### Directive
In the entries below, how many lines hold the string "this"? Give only the number.

### Provided entries
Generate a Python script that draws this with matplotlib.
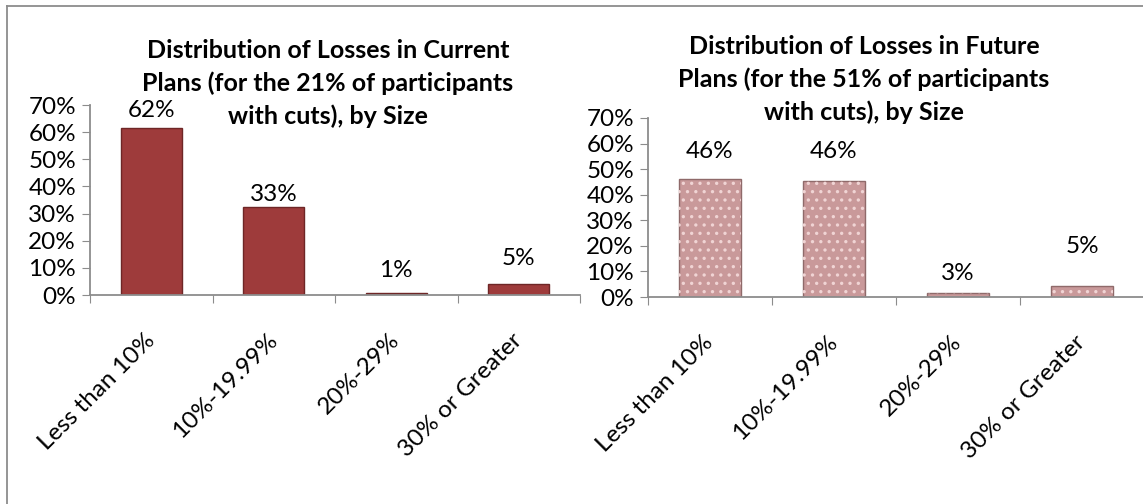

* * *

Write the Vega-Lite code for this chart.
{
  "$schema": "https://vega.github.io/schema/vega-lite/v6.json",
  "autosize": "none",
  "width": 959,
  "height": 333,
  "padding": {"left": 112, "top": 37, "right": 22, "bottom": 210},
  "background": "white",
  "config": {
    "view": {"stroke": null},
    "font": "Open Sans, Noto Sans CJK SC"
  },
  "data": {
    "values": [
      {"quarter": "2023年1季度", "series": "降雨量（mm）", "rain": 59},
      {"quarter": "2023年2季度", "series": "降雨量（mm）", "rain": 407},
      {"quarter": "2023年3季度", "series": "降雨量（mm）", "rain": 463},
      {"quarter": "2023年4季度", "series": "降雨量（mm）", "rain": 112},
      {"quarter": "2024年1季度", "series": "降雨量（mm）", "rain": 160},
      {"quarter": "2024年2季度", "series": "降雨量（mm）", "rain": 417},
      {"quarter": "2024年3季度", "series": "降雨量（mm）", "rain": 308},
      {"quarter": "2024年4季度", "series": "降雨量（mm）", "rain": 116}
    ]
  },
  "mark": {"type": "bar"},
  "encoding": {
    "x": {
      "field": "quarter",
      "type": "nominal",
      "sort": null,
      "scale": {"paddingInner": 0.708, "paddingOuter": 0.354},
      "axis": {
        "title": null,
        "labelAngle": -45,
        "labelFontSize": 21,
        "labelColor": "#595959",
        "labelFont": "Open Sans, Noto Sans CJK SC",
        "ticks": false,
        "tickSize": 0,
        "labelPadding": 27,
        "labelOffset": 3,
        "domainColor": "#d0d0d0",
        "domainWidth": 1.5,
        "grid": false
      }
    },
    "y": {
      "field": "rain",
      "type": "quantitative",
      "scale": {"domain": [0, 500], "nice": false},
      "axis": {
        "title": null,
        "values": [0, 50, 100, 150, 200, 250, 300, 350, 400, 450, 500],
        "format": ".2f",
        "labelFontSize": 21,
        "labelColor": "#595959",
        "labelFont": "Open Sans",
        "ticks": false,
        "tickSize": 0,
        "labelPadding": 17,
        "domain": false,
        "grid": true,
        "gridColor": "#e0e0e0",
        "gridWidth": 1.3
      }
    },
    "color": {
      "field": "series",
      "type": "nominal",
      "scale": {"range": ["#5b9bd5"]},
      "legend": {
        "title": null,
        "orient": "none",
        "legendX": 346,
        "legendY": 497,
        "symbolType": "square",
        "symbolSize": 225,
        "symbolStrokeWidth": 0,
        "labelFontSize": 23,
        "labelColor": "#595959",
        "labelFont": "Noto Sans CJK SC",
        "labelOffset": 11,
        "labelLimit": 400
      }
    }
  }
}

* * *

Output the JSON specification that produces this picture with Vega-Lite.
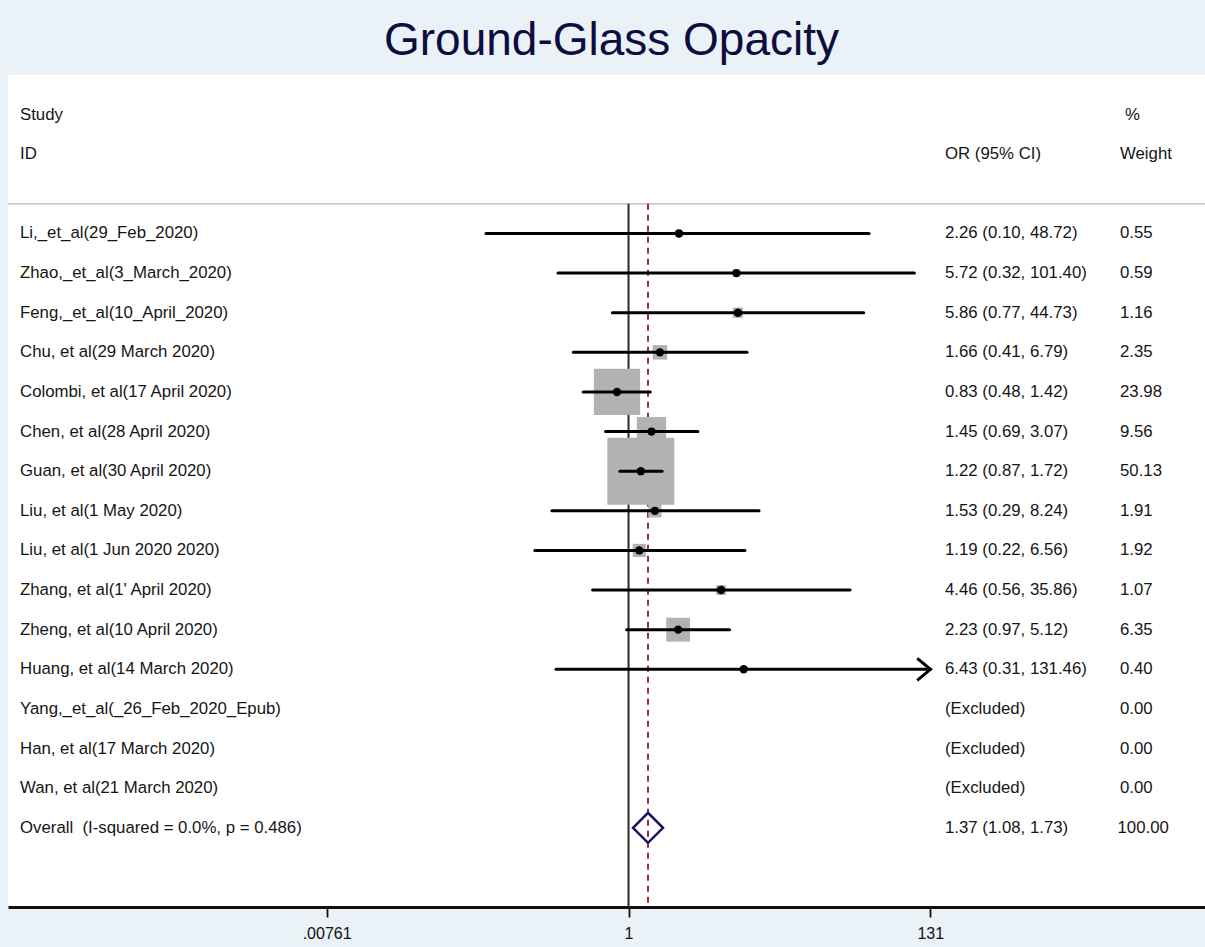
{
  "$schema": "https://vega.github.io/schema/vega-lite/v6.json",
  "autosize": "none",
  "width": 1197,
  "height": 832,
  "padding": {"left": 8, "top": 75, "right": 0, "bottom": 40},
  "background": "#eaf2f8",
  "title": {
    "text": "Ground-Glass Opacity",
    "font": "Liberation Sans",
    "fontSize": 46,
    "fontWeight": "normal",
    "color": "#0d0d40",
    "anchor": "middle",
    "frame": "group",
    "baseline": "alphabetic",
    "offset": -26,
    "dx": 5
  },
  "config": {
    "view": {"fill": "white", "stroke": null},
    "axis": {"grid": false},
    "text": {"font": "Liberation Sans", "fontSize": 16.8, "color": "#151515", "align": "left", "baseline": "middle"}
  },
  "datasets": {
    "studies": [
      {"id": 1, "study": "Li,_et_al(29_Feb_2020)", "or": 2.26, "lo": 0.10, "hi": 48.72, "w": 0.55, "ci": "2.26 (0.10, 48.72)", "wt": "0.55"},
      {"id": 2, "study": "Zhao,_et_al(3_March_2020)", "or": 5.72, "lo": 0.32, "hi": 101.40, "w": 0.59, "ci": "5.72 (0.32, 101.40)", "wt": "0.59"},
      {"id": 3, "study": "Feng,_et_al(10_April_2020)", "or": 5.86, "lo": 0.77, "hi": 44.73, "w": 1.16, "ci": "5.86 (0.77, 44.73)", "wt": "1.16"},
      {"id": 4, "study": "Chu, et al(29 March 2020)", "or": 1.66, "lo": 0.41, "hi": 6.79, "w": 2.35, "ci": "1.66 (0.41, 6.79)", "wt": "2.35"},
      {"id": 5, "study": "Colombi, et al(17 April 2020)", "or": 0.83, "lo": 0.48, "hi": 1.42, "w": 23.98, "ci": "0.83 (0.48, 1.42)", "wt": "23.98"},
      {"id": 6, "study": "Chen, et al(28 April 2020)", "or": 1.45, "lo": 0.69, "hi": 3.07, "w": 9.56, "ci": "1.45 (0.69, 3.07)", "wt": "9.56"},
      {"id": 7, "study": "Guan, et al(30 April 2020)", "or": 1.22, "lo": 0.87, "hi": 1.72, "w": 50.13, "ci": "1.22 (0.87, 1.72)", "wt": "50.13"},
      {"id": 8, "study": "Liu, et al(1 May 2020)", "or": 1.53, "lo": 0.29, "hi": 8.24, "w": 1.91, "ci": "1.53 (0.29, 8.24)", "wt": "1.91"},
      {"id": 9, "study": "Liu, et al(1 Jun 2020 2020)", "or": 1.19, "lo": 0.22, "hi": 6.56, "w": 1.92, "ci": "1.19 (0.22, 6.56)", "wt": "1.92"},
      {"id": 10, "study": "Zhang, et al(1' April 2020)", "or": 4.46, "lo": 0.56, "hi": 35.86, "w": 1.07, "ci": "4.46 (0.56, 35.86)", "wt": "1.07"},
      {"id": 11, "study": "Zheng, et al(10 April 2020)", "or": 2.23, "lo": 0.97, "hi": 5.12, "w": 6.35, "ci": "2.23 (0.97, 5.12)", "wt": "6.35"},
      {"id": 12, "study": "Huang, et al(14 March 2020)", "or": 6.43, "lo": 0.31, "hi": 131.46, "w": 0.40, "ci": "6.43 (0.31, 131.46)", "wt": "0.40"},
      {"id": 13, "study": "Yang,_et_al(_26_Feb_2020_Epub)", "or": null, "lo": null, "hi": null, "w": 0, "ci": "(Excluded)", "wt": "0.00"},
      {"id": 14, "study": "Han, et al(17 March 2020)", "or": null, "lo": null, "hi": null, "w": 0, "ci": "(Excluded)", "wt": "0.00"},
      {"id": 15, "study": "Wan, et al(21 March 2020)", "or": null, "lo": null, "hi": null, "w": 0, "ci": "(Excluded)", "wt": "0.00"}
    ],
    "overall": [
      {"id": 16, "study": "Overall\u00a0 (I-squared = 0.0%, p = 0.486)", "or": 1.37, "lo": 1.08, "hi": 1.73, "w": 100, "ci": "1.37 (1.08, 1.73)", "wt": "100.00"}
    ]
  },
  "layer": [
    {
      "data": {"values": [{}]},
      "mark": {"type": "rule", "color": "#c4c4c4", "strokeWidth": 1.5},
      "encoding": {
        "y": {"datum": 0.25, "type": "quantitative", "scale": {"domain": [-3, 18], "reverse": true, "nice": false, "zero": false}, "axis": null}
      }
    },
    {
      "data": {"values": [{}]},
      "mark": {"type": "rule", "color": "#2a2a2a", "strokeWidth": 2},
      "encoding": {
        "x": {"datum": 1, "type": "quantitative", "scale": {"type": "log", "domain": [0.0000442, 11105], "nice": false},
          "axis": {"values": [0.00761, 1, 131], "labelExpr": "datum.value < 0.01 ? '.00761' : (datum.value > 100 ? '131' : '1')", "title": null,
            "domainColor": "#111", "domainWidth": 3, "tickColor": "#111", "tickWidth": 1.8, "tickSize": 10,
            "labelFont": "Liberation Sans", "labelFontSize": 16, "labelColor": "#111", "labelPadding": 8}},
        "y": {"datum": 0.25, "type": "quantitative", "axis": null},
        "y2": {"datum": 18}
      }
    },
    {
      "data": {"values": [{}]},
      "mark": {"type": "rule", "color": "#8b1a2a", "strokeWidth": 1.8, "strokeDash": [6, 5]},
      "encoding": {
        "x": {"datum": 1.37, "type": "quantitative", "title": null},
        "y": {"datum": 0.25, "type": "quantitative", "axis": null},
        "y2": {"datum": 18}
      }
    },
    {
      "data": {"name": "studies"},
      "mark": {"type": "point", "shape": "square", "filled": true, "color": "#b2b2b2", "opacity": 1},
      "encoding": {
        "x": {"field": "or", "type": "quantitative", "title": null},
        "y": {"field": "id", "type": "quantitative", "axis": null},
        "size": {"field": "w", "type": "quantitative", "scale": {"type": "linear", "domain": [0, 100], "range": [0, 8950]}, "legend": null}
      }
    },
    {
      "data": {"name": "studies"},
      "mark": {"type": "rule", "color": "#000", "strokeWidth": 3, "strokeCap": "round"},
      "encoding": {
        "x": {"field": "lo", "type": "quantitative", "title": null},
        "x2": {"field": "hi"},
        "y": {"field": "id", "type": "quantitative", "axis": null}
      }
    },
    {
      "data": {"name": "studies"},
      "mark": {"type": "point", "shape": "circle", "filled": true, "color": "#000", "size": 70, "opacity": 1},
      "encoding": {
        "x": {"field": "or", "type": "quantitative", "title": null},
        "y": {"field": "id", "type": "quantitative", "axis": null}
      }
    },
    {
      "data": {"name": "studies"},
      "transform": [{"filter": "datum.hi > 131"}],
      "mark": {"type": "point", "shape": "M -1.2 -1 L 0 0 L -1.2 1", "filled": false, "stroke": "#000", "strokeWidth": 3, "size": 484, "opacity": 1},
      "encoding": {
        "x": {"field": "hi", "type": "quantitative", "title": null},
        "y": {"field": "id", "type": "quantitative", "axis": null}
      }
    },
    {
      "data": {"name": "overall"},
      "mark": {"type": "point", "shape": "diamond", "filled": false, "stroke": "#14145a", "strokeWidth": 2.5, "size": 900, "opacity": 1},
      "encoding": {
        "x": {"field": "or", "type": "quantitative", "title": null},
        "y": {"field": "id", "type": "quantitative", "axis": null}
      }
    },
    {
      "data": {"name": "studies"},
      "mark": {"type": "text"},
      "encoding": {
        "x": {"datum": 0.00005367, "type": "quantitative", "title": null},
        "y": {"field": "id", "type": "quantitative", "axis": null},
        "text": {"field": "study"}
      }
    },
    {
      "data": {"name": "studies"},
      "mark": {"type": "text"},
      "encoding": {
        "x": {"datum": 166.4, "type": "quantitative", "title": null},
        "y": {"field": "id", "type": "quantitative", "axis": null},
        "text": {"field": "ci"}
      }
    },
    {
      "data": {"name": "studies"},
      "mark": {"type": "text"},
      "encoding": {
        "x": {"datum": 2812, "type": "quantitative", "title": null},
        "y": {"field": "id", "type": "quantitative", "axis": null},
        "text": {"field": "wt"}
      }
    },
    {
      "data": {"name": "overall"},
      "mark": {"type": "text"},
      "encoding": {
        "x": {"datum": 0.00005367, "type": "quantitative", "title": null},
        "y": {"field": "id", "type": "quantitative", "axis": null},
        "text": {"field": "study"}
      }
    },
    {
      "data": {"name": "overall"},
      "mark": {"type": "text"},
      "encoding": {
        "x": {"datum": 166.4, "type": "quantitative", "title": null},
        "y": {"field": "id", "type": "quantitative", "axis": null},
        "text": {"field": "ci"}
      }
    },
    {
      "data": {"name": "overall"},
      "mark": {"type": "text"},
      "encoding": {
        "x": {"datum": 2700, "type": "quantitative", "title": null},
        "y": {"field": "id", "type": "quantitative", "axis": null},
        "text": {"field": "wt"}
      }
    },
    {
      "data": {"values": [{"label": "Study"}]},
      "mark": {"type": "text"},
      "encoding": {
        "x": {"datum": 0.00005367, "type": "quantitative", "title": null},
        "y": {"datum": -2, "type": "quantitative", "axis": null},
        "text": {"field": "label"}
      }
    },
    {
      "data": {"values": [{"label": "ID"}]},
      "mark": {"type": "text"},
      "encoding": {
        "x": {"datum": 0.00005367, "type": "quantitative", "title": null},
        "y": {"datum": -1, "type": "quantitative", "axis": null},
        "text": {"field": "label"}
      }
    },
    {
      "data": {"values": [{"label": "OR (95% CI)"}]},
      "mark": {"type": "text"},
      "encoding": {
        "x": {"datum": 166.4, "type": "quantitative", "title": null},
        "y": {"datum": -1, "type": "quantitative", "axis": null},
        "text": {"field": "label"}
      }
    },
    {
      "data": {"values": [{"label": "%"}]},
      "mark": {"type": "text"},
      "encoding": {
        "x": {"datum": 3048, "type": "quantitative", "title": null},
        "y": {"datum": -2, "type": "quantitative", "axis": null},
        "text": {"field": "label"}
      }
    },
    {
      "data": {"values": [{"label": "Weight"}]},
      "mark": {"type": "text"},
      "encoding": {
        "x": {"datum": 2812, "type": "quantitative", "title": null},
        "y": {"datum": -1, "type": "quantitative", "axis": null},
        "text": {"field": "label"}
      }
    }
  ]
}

### Result
3